Was in the cherry stack at the local hardwood store...once turned, I'm not sure. More brown and odd grain. Next bin over was mahogany. Any idea?


----------



## JR Custom Calls (Feb 9, 2015)

It almost looks more like jatoba

Reactions: Agree 1


----------



## Bob Palmer (Feb 9, 2015)

I think you are right! I'm used to Pennsylvania black cherry! This is different! I like it although it's tough! Very hard!


----------



## Nature Man (Feb 9, 2015)

Hunch it might be mahogany. Chuck


----------



## Schroedc (Feb 9, 2015)

It looks a lot like all the mahogany I have on the shelf in my shop....


----------



## FloridaQuacker Game Calls (Feb 10, 2015)
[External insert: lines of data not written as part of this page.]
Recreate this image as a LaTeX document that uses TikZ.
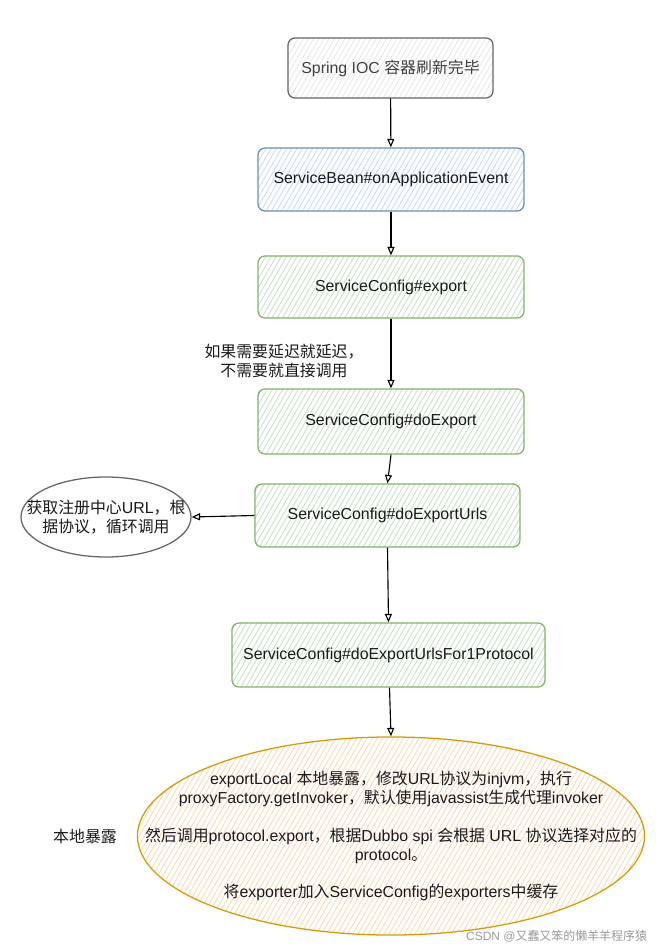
\documentclass[tikz,border=0pt]{standalone}
\usepackage{fontspec}
\setmainfont{Liberation Sans}
\newfontfamily\cjk{Noto Sans CJK SC}
\usetikzlibrary{shapes.geometric}
\usetikzlibrary{arrows.meta}
\usetikzlibrary{patterns.meta}
\newcommand{\zh}[1]{{\cjk #1}}
\definecolor{grayline}{HTML}{666666}
\definecolor{grayfill}{HTML}{E6E6E6}
\definecolor{blueline}{HTML}{6C8EBF}
\definecolor{bluefill}{HTML}{C5D8F5}
\definecolor{greenline}{HTML}{82B366}
\definecolor{greenfill}{HTML}{C4DFC2}
\definecolor{orangeline}{HTML}{D79B00}
\definecolor{orangefill}{HTML}{FAD7B0}
\definecolor{inktext}{HTML}{1A1A1A}
\tikzset{
  hatch/.style={pattern={Lines[angle=60,distance=3.2pt,line width=0.6pt]}, pattern color=#1},
  stepbox/.style={rectangle, rounded corners=5pt, line width=0.9pt, inner sep=0pt,
    font=\fontsize{11.3}{13.5}\selectfont, text=inktext},
  bubble/.style={ellipse, line width=0.9pt, inner sep=0pt},
  flow/.style={line width=0.8pt, -{Triangle[open,length=6pt,width=5pt]}},
  note/.style={font=\fontsize{11.3}{13.5}\selectfont, text=inktext, align=center}
}
\begin{document}
\begin{tikzpicture}[x=0.025cm,y=-0.025cm]
\useasboundingbox (0,0) rectangle (663,951);

% main chain
\node[stepbox,draw=grayline,hatch=grayfill,text=black!75,minimum width=5.125cm,minimum height=1.5cm] (ioc) at (390.5,68) {Spring IOC \zh{容器刷新完毕}};
\node[stepbox,draw=blueline,hatch=bluefill,minimum width=6.65cm,minimum height=1.575cm] (event) at (391,179.5) {ServiceBean\#onApplicationEvent};
\node[stepbox,draw=greenline,hatch=greenfill,minimum width=6.65cm,minimum height=1.55cm] (export) at (391,287) {ServiceConfig\#export};
\node[stepbox,draw=greenline,hatch=greenfill,minimum width=6.65cm,minimum height=1.625cm] (doexport) at (391,421.5) {ServiceConfig\#doExport};
\node[stepbox,draw=greenline,hatch=greenfill,minimum width=6.625cm,minimum height=1.575cm] (urls) at (387.5,515.5) {ServiceConfig\#doExportUrls};
\node[stepbox,draw=greenline,hatch=greenfill,minimum width=7.825cm,minimum height=1.6cm] (proto) at (388.5,655) {ServiceConfig\#doExportUrlsFor1Protocol};

% side ellipses
\node[bubble,draw=grayline,fill=white,minimum width=4.25cm,minimum height=2cm] (registry) at (106,517) {};
\node[note] at (registry.center) {\zh{获取注册中心}URL\zh{，根}\\\zh{据协议，循环调用}};
\node[bubble,draw=orangeline,hatch=orangefill,minimum width=12.675cm,minimum height=4.95cm] (local) at (391,836) {};
\node[note] at (local.center) {exportLocal \zh{本地暴露，修改}URL\zh{协议为}injvm\zh{，执行}\\
proxyFactory.getInvoker\zh{，默认使用}javassist\zh{生成代理}invoker\\[13pt]
\zh{然后调用}protocol.export\zh{，根据}Dubbo spi \zh{会根据} URL \zh{协议选择对应的}\\
protocol\zh{。}\\[13pt]
\zh{将}exporter\zh{加入}ServiceConfig\zh{的}exporters\zh{中缓存}};

% free labels
\node[note] (delay) at (284,361) {\zh{如果需要延迟就延迟，}\\\zh{不需要就直接调用}};
\node[note] (locallabel) at (85,836) {\zh{本地暴露}};
\node[font=\fontsize{8.5}{10}\selectfont,text=black!40,anchor=east] (mark) at (652,936) {CSDN @\zh{又蠢又笨的懒羊羊程序猿}};

% connectors
\draw[flow] (ioc) -- (event);
\draw[flow] (event) -- (export);
\draw[flow] (export) -- (doexport);
\draw[flow] (doexport.south) -- (urls.north);
\draw[flow] (urls.south) -- (proto.north);
\draw[flow] (proto) -- (local.north);
\draw[flow] (urls.west) -- (registry.east);

\end{tikzpicture}
\end{document}
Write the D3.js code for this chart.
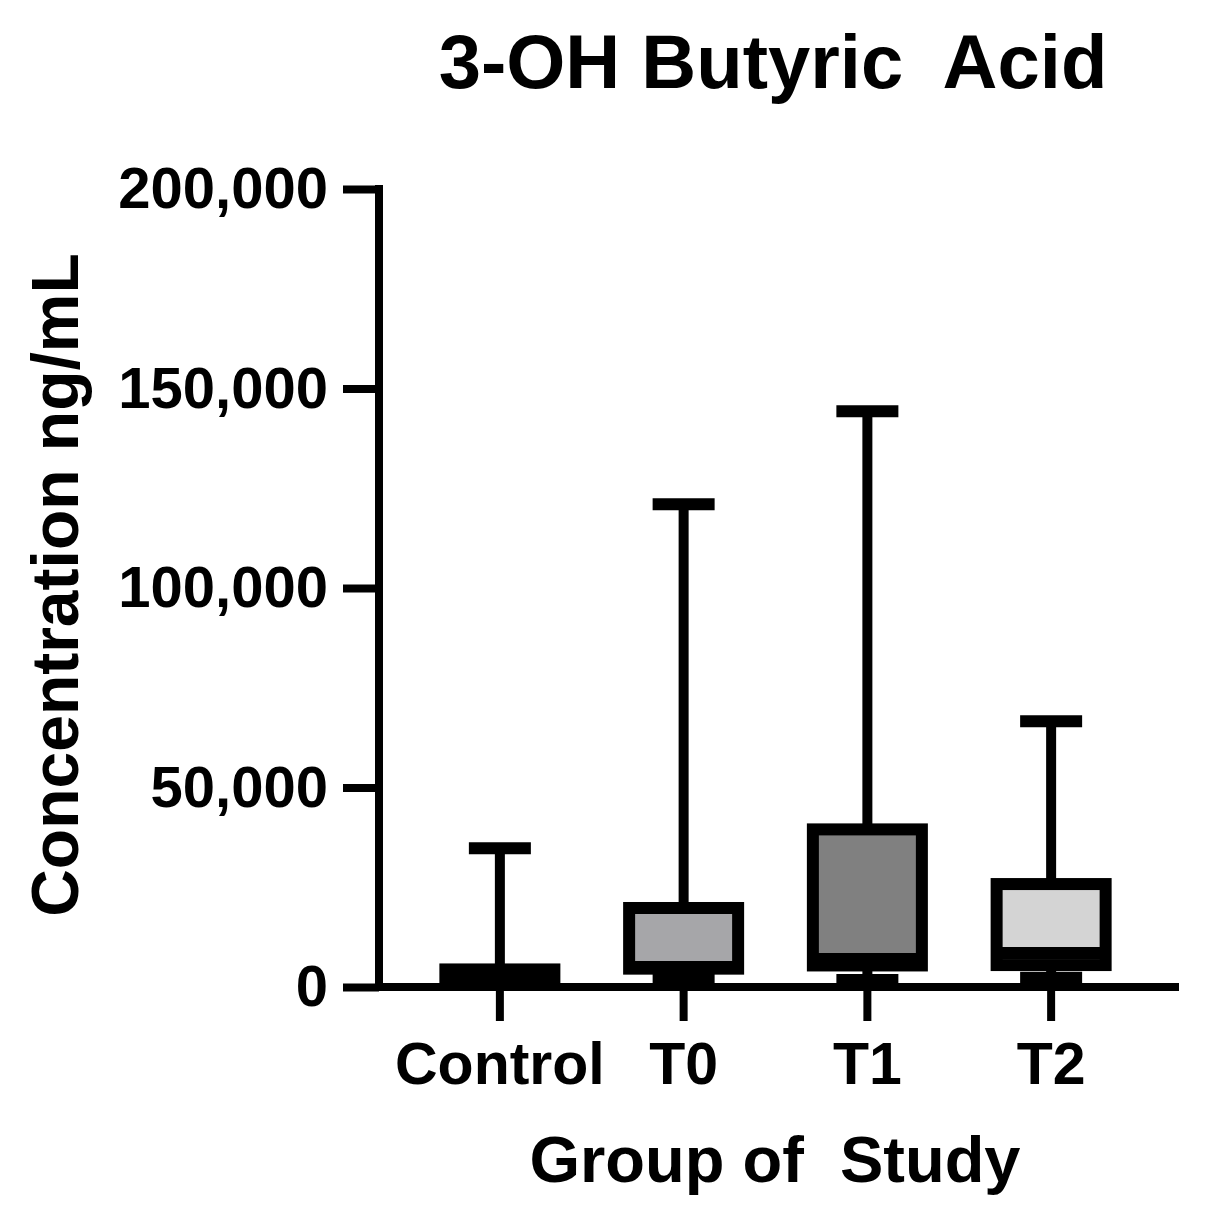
<!DOCTYPE html>
<html>
<head>
<meta charset="utf-8">
<script src="https://cdn.jsdelivr.net/npm/d3@7"></script>
<style>
  html, body { margin: 0; padding: 0; background: #fff; }
  text { font-family: "Liberation Sans", Arial, sans-serif; font-weight: bold; fill: #000; }
</style>
</head>
<body>
<svg id="chart" width="1211" height="1217"></svg>
<script>
// ---- data ----
const categories = ["Control", "T0", "T1", "T2"];
const minValues    = [600,   2200,   1750,   2300];
const q1Values     = [900,   4600,   5400,   5500];
const medianValues = [1800,  5000,   7000,   8500];
const q3Values     = [4400,  19800,  39500,  25800];
const maxValues    = [34750, 121000, 144300, 66600];
const fillColors   = ["#000000", "#a6a6a9", "#808080", "#d4d4d4"];
const yTickValues  = [0, 50000, 100000, 150000, 200000];
const titleText = "3-OH Butyric  Acid";
const xTitle = "Group of  Study";
const yTitle = "Concentration ng/mL";

const groups = categories.map((c, i) => ({
  cat: c, min: minValues[i], q1: q1Values[i], med: medianValues[i],
  q3: q3Values[i], max: maxValues[i], fill: fillColors[i]
}));

const svg = d3.select("#chart");
const y = d3.scaleLinear().domain([0, 200000]).range([987, 189]);
const x = d3.scaleBand().domain(categories).range([408, 1143]).padding(0);
const axisX = 379;
const axisY = y(0);

const boxW = 109, capW = 62, boxStroke = 12, whiskerW = 10;

const g = svg.append("g");
groups.forEach(d => {
  const cx = x(d.cat) + x.bandwidth() / 2;
  // whiskers
  g.append("line").attr("x1", cx).attr("x2", cx).attr("y1", y(d.max)).attr("y2", y(d.min))
    .attr("stroke", "#000").attr("stroke-width", whiskerW);
  // caps
  [d.max, d.min].forEach(v => {
    g.append("line").attr("x1", cx - capW / 2).attr("x2", cx + capW / 2)
      .attr("y1", y(v)).attr("y2", y(v))
      .attr("stroke", "#000").attr("stroke-width", boxStroke);
  });
  // box
  g.append("rect").attr("x", cx - boxW / 2).attr("width", boxW)
    .attr("y", y(d.q3)).attr("height", y(d.q1) - y(d.q3))
    .attr("fill", d.fill).attr("stroke", "#000").attr("stroke-width", boxStroke);
  // median
  g.append("line").attr("x1", cx - boxW / 2).attr("x2", cx + boxW / 2)
    .attr("y1", y(d.med)).attr("y2", y(d.med))
    .attr("stroke", "#000").attr("stroke-width", boxStroke);
});

// Y axis
const yAxis = svg.append("g").attr("transform", `translate(${axisX},0)`)
  .call(d3.axisLeft(y).tickValues(yTickValues).tickFormat(d3.format(",")).tickSize(36).tickPadding(15).tickSizeOuter(0));
yAxis.selectAll("path, line").attr("stroke", "#000").attr("stroke-width", 8);
yAxis.select(".domain").attr("d", `M0,${y(200000) - 4}V${axisY + 4}`);
yAxis.selectAll("text").style("font-size", "58px").attr("fill", "#000")
  .style("font-family", '"Liberation Sans", Arial, sans-serif').style("font-weight", "bold");

// X axis
const xAxis = svg.append("g").attr("transform", `translate(0,${axisY})`)
  .call(d3.axisBottom(x).tickSize(34).tickPadding(21).tickSizeOuter(0));
xAxis.select(".domain").attr("d", `M${axisX},0H1179`);
xAxis.selectAll("path, line").attr("stroke", "#000").attr("stroke-width", 8);
xAxis.selectAll("text").style("font-size", "59px").attr("fill", "#000")
  .style("font-family", '"Liberation Sans", Arial, sans-serif').style("font-weight", "bold");

// titles
svg.append("text").attr("x", 773).attr("y", 88).attr("text-anchor", "middle")
  .style("font-size", "76px").style("white-space", "pre").text(titleText);
svg.append("text").attr("x", 775).attr("y", 1182).attr("text-anchor", "middle")
  .style("font-size", "65px").style("white-space", "pre").text(xTitle);
svg.append("text").attr("transform", "translate(78,585) rotate(-90)").attr("text-anchor", "middle")
  .style("font-size", "66px").text(yTitle);
</script>
</body>
</html>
Turned...it looks like some sapele ive done


----------



## Bob Palmer (Feb 10, 2015)

Maybe I'll just go with mystery wood :) I'm thinking mahogany.


----------



## Kevin (Feb 10, 2015)

Between mahogany and jatoba I'd have to go with mahogany, but it could be neither.

Reactions: Like 1


----------



## Jack "Pappy" Lewis (Feb 12, 2015)

Really hard to tell, it has characteristics of both, but the grain is awful tight .....

Reactions: Like 1


----------



## BrentWin (Feb 13, 2015)

Pappy, be very careful, that looks like poisonus ohmygoshus. Exposure to this wood may cause skin irritation diarrhea and the falling off of an important appendage (yes, THAT appendage).
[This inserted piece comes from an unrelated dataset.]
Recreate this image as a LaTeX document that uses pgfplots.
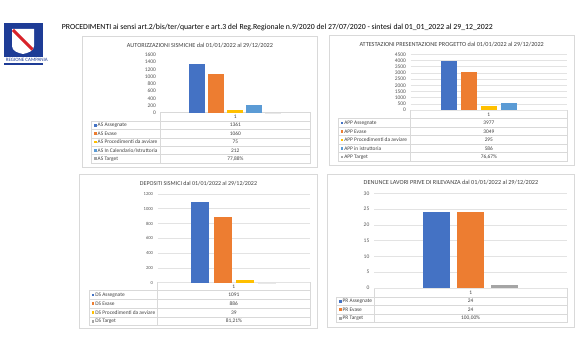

Put on six pairs of latex gloves, a respirator and a hazmat suit. Wrap the wood in paper, 6 mil pastic and aluminum foil. Next, place it in a well sealed box and ship it to me immediately for testing. I should be able to get a report to you in a few months. No need to thank me, I'm glad to help.

BTW, it looks like jatoba to me.


----------



## BrentWin (Feb 13, 2015)

I almost forgot, please enclose a check or MO for $500 to help defray testing costs.

Reactions: Funny 1


----------